Right now, Akram is using one part of her brain to finalize her research for her government senior experience project, which focuses on non-profits and NGOs working to empower women in Bangladesh, Akram’s own home. The main NGO Akram focused her time on is Bangladesh Rural Advancement Committee (BRAC), the largest NGO in the world, which had its start in Bangladesh and now provides service in six different countries.

Akram used her Senior Experience grant to go home last December and travel into different projects run by non-profits to interview individuals in the hopes of gaining an understanding of why programs like the ones BRAC are facilitating are working. Akram explained the value of this trip back home as she stated, “I have never traveled there alone and I didn’t have a smartphone growing up, so it was exciting to back with a camera. I saw my country from an intellectual mind-set. It gave me a newfound love for country.”

The main goal of the non-profits Akram worked with is giving women financial agency, which has the potential to give them more confidence and stability in other aspects of their lives. The non-profits do this by offering women micro-loans. Akram explained that these loans not only give women financial confidence, but that financial confidence becomes a greater sense of confidence in general over time.

Akram was grateful to meet many of these confident women who came to speak to her on their own. Akram spoke specifically of one woman she met: “I met one woman who had gotten married at 20 and since getting married had saved up her money to open her own beauty parlor. She had such limited income but she designed the whole thing by herself. And when we talked to her she had only two or three dollars saved up and she used it to buy food and drinks for us.”

Akram also worked to conduct research for her project by meeting and talking with professors from different universities, people affiliated with different think tanks and UN officials working in women empowerment to gain a variety of perspectives. The process of getting into contact with UN officials was easier than Akram thought as she stated, “I just randomly messaged the UN VP group on Facebook and someone replied from Serbia saying that he went to school in Marquette.”

She continued, “He asked me to tell him about Lawrence and said that we could grab coffee. After we met while I was back home, he told me to come to the UN office and he took me around and introduced me to people. And then I saw this high school friend of mine back home and I told her about my project and she told me her tenant, Simon, works for UN Women and we just went to Simon’s house. The work I did was really a lot about making connections.”

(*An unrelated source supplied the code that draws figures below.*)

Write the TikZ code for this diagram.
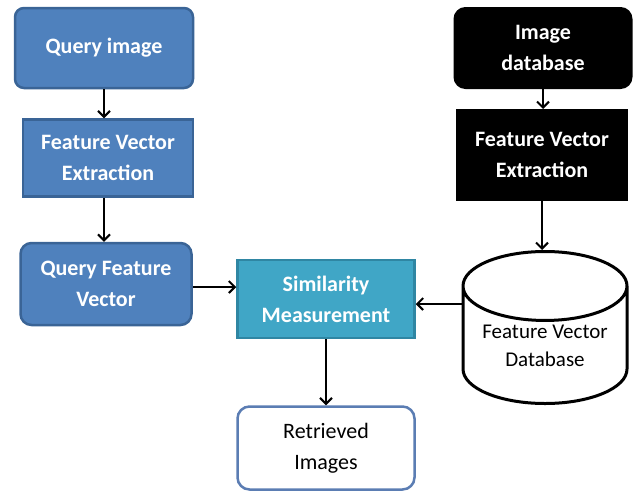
\documentclass[tikz,border=0pt]{standalone}
\usepackage{fontspec}
\setmainfont{Carlito}
\usetikzlibrary{shapes.geometric,arrows.meta}
\definecolor{qblue}{HTML}{4F81BD}
\definecolor{qblueline}{HTML}{3A6496}
\definecolor{simteal}{HTML}{40A6C6}
\definecolor{simline}{HTML}{2F86A3}
\definecolor{retline}{HTML}{5B7DB3}
\begin{document}
\begin{tikzpicture}[x=1pt,y=-1pt,
    bluebox/.style={draw=qblueline,line width=2.5pt,fill=qblue,text=white,align=center,inner sep=0pt,
      font=\fontsize{22}{31}\selectfont\bfseries},
    blackbox/.style={draw=black,line width=2pt,fill=black,text=white,align=center,inner sep=0pt,
      font=\fontsize{22}{31}\selectfont\bfseries},
    arr/.style={line width=2pt,-{Straight Barb[length=6pt,width=12pt]}}]
  \useasboundingbox (0,0) rectangle (634,493);
  % 問い合わせ画像
  \node[bluebox,rounded corners=9pt,minimum width=178pt,minimum height=80pt] (qimg) at (104,48) {Query image};
  % 特徴ベクトル抽出（左）
  \node[bluebox,minimum width=170pt,minimum height=77pt] (qfve) at (108,158) {Feature Vector\\Extraction};
  % 問い合わせ特徴ベクトル
  \node[bluebox,rounded corners=11pt,minimum width=171pt,minimum height=82pt] (qfv) at (106,284) {Query Feature\\Vector};
  % 類似度計算
  \node[bluebox,draw=simline,fill=simteal,minimum width=177pt,minimum height=78pt] (sim) at (326,299) {Similarity\\Measurement};
  % 検索結果
  \node[draw=retline,line width=2.5pt,rounded corners=12pt,fill=white,align=center,inner sep=0pt,
    minimum width=177pt,minimum height=83pt,font=\fontsize{22}{31}\selectfont] (ret) at (326,448) {Retrieved\\Images};
  % 画像データベース
  \node[blackbox,rounded corners=11pt,minimum width=177pt,minimum height=80pt] (idb) at (543,48) {Image\\database};
  % 特徴ベクトル抽出（右）
  \node[blackbox,minimum width=170pt,minimum height=90pt] (dfve) at (542,155) {Feature Vector\\Extraction};
  % 特徴ベクトルデータベース
  \node[cylinder,shape border rotate=90,aspect=0.55,draw,line width=3pt,align=center,inner sep=0pt,
    minimum width=164pt,minimum height=152pt,font=\fontsize{21}{28}\selectfont,anchor=top] (cyl) at (545,250)
    {Feature Vector\\Database};
  % 矢印
  \draw[arr] (qimg.south) -- (qimg.south |- qfve.north);
  \draw[arr] (qimg.south |- qfve.south) -- (qimg.south |- qfv.north);
  \draw[arr] (qfv.east |- 0,287) -- (sim.west |- 0,287);
  \draw[arr] (cyl.west |- 0,304) -- (sim.east |- 0,304);
  \draw[arr] (sim.south) -- (ret.north);
  \draw[arr] (idb.south) -- (idb.south |- dfve.north);
  \draw[arr] (dfve.south) -- (dfve.south |- cyl.top);
\end{tikzpicture}
\end{document}
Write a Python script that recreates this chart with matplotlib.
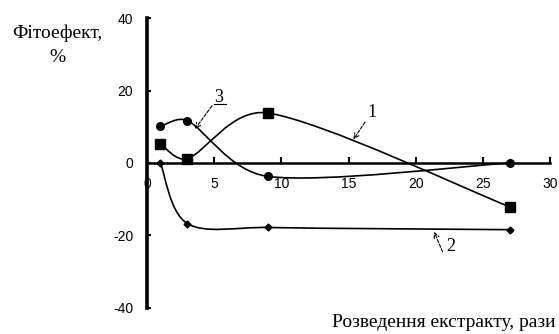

When Akram is not busy making these connections and learning more about her country and how nonprofits work, she is using another part of her brain to put together theater workshops for her Theater Arts Senior Project. Last year, Akram traveled to Sierra Leone where she helped to lead children in putting together a theatrical performance. This year, she will be going to Jamaica over spring break to help oversee a similar workshop.

While Akram prefers to work behind the scenes of a performance, she took great pride in seeing kids gain confidence through performance. Akram stated, “It didn’t matter if they were shy. Everyone gets in there to contribute and to express. At the end they’d come up to us to say they wanted to be actors and that was really rewarding.”

Akram will also be leading a similar workshop here in Appleton at the Boys and Girls Club. She is hoping to assess how children living in communities in Sierra Leone, Jamaica and Wisconsin all interact with these programs. Akram said that there is a “universal language,” to theater that makes her program so exciting.

Akram sees great value in focusing on her projects and passions. These are the things that drive her. She explained this as she stated, “I’m using my past experiences as a tool to refine my skills, to reflect and to see what I’ve learned. This is the whole culmination of what I’ve learned from my first day at Lawrence up until the time I now get do it to bring it all together with these senior projects.”